Print exactly, please, the lines from the top of the entries below up to and including the line with "phase_deg = [0, 0, 180, 180]", and nothing else; pictures are excluded.

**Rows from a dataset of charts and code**
-*-*-

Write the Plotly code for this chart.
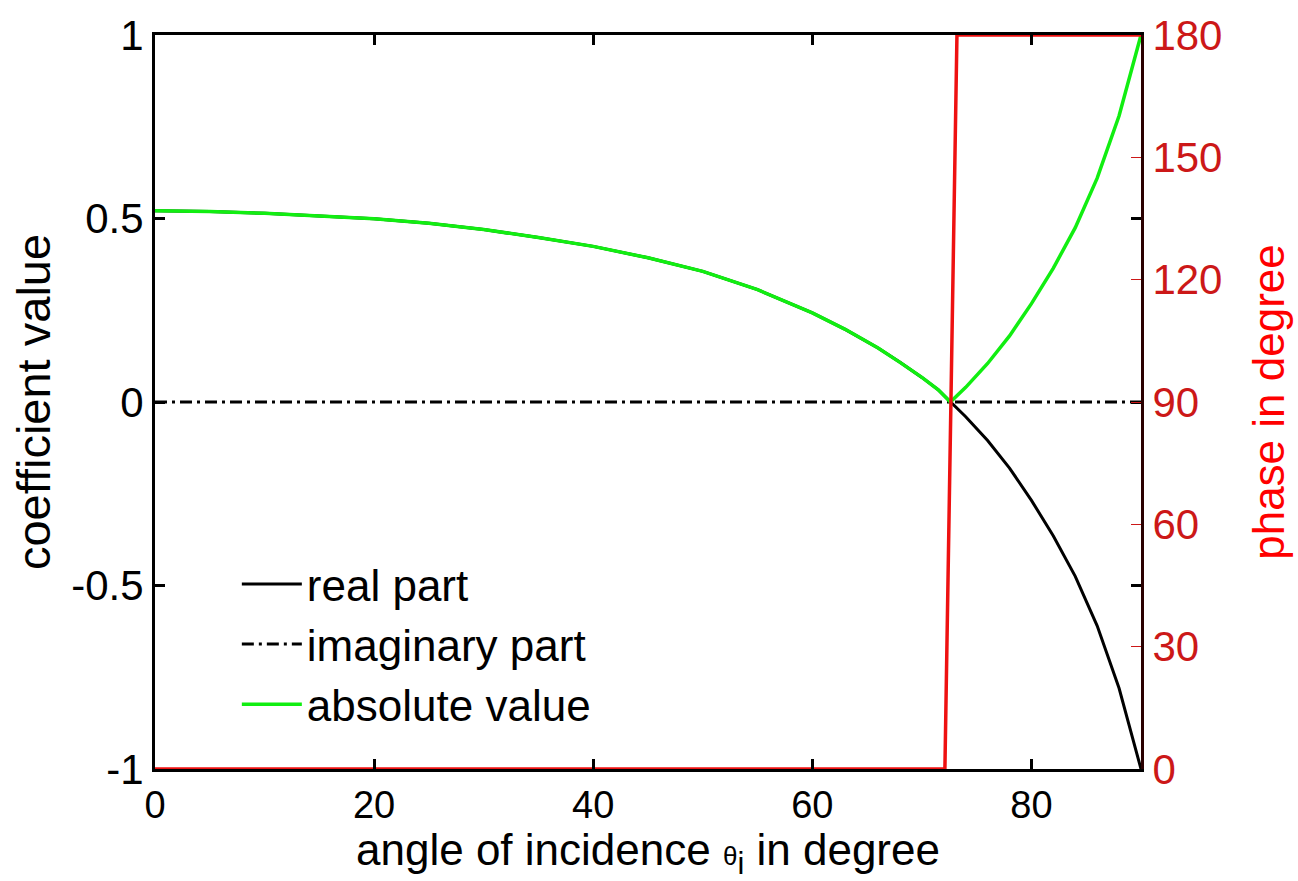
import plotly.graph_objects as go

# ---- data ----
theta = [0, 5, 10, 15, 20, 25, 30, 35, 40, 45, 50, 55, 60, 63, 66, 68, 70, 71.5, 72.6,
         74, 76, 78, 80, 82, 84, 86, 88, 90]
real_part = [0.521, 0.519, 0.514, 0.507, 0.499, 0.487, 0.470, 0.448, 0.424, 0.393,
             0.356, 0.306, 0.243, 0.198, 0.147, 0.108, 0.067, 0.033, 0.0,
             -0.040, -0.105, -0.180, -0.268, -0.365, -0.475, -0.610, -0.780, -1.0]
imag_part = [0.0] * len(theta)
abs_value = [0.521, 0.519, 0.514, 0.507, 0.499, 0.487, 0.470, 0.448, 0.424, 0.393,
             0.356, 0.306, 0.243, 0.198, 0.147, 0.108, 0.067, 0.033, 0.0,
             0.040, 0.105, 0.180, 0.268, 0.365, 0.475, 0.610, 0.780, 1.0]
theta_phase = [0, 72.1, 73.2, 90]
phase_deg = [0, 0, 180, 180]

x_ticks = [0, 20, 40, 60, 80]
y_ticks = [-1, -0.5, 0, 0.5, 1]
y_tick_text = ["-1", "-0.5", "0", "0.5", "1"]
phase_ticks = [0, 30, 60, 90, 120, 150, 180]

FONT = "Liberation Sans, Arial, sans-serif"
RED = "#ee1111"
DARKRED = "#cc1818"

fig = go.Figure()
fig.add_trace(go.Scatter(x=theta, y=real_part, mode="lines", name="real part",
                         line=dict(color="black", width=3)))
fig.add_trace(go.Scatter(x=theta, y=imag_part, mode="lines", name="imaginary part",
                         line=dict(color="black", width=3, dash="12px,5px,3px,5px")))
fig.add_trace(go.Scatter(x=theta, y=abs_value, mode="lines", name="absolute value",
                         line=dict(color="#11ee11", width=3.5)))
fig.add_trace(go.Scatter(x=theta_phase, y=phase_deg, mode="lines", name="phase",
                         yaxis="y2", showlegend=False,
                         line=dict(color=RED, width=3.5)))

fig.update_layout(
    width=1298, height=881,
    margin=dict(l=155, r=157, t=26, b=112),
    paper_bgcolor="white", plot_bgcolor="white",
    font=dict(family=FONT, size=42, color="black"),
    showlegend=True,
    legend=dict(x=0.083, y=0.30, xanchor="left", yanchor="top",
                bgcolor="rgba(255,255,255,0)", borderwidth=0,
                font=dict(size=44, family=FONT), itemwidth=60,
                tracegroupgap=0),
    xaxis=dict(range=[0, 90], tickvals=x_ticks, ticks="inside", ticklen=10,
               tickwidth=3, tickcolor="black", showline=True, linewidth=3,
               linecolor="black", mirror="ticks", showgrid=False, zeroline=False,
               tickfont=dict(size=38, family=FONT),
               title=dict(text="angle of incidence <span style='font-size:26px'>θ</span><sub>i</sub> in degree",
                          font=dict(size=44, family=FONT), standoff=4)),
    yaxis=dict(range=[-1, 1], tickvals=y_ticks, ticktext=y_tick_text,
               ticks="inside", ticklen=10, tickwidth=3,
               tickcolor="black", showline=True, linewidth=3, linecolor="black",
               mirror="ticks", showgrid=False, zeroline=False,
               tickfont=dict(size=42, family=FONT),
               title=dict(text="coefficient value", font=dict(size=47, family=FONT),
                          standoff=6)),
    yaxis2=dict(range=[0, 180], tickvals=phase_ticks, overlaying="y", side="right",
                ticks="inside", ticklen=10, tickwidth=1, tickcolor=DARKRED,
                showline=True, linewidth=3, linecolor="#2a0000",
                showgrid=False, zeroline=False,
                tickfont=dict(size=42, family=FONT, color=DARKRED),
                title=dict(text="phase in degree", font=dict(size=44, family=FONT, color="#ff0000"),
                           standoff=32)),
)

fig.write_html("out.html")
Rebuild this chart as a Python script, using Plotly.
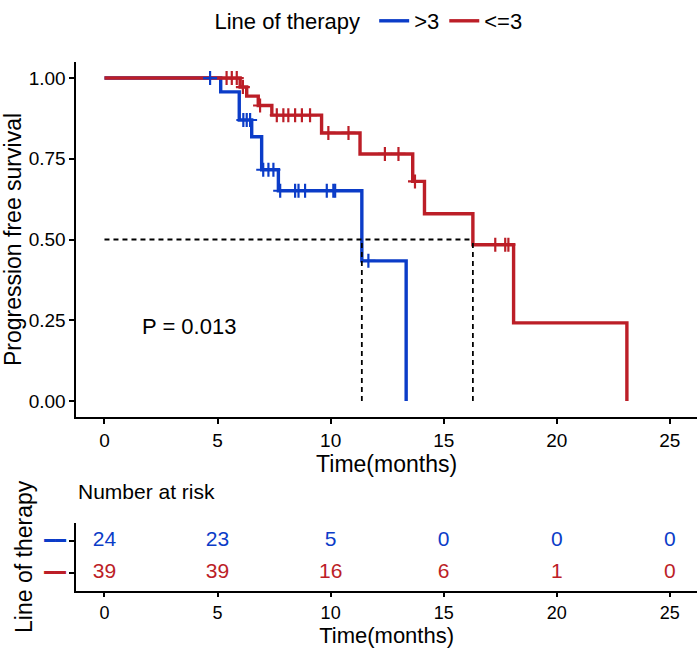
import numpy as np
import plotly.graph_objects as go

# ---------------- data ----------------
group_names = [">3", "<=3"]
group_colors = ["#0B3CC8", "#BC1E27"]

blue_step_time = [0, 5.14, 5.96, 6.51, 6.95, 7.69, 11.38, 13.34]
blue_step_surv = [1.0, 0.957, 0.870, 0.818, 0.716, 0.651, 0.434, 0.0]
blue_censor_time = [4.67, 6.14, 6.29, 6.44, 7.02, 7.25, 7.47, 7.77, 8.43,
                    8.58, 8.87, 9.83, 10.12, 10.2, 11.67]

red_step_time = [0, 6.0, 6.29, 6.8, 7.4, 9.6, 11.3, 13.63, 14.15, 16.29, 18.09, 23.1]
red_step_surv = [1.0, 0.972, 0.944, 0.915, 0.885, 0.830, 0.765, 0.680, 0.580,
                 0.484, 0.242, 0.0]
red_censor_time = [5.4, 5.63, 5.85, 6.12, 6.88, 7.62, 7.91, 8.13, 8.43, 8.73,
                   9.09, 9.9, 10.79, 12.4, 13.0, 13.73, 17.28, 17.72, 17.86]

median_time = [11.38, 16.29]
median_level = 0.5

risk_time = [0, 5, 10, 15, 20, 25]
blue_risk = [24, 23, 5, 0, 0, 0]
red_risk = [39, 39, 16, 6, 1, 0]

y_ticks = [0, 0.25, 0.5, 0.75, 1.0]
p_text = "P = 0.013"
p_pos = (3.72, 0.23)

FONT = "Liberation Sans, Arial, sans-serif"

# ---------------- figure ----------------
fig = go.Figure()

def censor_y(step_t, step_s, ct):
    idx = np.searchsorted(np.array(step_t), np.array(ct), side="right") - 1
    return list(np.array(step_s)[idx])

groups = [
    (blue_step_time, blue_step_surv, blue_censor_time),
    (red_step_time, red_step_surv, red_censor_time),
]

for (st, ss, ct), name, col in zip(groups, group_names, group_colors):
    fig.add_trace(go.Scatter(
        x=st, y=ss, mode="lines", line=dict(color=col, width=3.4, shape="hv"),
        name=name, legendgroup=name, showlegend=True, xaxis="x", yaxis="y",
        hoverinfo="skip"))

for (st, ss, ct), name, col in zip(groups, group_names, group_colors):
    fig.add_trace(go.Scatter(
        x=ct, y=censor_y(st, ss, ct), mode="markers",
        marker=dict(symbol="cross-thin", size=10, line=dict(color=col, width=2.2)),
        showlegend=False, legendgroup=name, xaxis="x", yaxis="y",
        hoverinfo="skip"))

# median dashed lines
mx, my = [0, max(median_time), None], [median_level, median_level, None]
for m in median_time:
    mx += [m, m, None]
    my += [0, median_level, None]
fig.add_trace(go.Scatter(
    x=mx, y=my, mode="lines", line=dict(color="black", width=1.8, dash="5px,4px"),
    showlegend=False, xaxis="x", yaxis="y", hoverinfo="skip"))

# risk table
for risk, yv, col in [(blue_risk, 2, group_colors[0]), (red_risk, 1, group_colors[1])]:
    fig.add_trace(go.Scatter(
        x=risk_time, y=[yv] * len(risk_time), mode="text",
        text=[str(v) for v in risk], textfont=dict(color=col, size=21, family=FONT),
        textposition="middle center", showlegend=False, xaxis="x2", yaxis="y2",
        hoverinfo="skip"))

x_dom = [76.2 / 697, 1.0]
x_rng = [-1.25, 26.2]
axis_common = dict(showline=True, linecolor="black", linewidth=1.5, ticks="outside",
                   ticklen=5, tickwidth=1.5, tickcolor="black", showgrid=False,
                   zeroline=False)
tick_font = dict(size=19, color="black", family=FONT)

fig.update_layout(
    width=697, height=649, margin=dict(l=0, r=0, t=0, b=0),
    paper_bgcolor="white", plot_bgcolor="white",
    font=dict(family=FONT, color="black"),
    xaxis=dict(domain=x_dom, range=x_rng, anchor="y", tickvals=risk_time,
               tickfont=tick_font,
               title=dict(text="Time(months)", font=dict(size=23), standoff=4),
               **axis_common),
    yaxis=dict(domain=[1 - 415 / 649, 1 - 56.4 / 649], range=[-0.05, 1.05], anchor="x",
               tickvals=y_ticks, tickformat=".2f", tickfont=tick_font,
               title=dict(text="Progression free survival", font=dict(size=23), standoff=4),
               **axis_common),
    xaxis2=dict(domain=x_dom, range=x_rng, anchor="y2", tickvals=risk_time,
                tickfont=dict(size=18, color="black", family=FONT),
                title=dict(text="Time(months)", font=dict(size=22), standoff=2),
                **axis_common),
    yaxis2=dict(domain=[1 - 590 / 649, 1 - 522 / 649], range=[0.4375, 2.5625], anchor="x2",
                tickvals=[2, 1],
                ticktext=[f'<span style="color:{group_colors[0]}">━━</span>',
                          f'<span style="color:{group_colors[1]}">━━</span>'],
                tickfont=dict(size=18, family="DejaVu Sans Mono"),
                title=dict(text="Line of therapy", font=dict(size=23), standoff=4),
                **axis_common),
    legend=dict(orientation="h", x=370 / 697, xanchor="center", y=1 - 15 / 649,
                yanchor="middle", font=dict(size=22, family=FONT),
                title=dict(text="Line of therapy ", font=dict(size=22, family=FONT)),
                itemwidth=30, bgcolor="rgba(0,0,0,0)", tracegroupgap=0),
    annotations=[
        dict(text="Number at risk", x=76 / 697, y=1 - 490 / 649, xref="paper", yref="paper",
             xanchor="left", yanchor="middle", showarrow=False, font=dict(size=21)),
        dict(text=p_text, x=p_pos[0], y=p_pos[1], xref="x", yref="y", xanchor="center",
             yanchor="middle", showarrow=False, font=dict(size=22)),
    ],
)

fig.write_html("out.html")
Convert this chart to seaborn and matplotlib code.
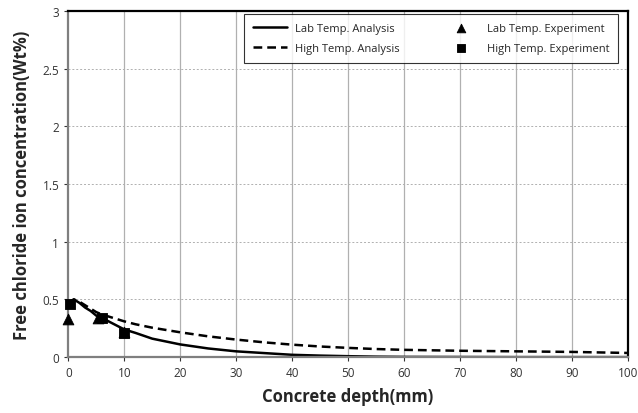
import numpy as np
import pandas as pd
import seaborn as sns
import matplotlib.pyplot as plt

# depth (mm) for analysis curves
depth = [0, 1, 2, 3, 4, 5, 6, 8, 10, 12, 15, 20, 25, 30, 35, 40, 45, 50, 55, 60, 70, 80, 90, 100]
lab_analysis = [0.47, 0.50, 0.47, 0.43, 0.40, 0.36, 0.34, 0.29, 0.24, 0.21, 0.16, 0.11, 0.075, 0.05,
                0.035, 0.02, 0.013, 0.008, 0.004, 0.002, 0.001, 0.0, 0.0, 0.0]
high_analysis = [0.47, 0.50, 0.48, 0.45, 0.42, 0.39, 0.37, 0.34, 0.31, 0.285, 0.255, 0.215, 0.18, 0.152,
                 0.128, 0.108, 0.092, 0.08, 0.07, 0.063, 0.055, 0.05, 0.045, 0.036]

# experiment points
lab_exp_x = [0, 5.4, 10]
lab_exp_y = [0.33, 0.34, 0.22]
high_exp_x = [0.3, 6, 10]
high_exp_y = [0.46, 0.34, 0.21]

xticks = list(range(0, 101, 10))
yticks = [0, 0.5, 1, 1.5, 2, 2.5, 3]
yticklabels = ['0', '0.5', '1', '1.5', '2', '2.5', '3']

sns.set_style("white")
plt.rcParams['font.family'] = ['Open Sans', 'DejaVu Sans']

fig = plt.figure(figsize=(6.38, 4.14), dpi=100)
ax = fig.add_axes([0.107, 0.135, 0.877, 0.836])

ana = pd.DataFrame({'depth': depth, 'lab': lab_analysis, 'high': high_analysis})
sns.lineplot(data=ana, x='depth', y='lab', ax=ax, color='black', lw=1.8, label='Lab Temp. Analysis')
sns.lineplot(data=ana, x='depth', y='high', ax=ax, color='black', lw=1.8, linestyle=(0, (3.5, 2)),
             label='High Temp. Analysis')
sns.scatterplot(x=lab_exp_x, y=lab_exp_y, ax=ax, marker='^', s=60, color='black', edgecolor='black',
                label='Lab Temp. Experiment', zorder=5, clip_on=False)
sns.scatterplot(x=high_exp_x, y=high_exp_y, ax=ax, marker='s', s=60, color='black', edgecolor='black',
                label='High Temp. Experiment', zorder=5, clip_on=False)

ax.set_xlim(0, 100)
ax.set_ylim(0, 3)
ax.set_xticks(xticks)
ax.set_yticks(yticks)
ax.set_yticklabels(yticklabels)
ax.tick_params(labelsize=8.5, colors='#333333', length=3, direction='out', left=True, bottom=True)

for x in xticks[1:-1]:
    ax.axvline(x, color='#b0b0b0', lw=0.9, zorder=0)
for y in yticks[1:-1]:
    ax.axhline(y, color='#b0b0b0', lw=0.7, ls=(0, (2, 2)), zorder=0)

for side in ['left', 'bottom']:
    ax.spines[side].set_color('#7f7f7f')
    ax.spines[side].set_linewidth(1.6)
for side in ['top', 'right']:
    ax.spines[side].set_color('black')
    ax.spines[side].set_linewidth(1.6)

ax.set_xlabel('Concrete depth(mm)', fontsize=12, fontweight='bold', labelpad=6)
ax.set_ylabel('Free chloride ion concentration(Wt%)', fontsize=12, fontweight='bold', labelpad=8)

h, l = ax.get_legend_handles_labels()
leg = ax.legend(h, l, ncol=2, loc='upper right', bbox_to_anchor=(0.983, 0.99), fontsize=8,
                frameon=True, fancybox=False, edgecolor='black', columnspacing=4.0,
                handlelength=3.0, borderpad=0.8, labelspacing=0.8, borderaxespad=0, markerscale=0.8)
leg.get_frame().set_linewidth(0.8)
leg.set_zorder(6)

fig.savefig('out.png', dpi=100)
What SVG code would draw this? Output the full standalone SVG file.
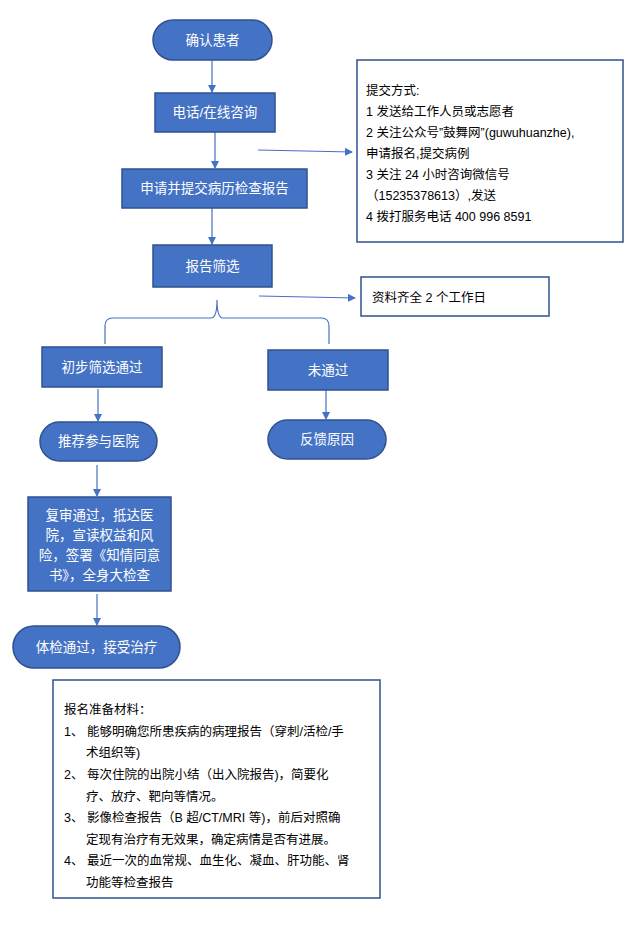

-*-*-

**WRITTEN REPLY**
Write the Plotly code for this chart.
import plotly.graph_objects as go

# ---- data ----
theta = [0, 5, 10, 15, 20, 25, 30, 35, 40, 45, 50, 55, 60, 63, 66, 68, 70, 71.5, 72.6,
         74, 76, 78, 80, 82, 84, 86, 88, 90]
real_part = [0.521, 0.519, 0.514, 0.507, 0.499, 0.487, 0.470, 0.448, 0.424, 0.393,
             0.356, 0.306, 0.243, 0.198, 0.147, 0.108, 0.067, 0.033, 0.0,
             -0.040, -0.105, -0.180, -0.268, -0.365, -0.475, -0.610, -0.780, -1.0]
imag_part = [0.0] * len(theta)
abs_value = [0.521, 0.519, 0.514, 0.507, 0.499, 0.487, 0.470, 0.448, 0.424, 0.393,
             0.356, 0.306, 0.243, 0.198, 0.147, 0.108, 0.067, 0.033, 0.0,
             0.040, 0.105, 0.180, 0.268, 0.365, 0.475, 0.610, 0.780, 1.0]
theta_phase = [0, 72.1, 73.2, 90]
phase_deg = [0, 0, 180, 180]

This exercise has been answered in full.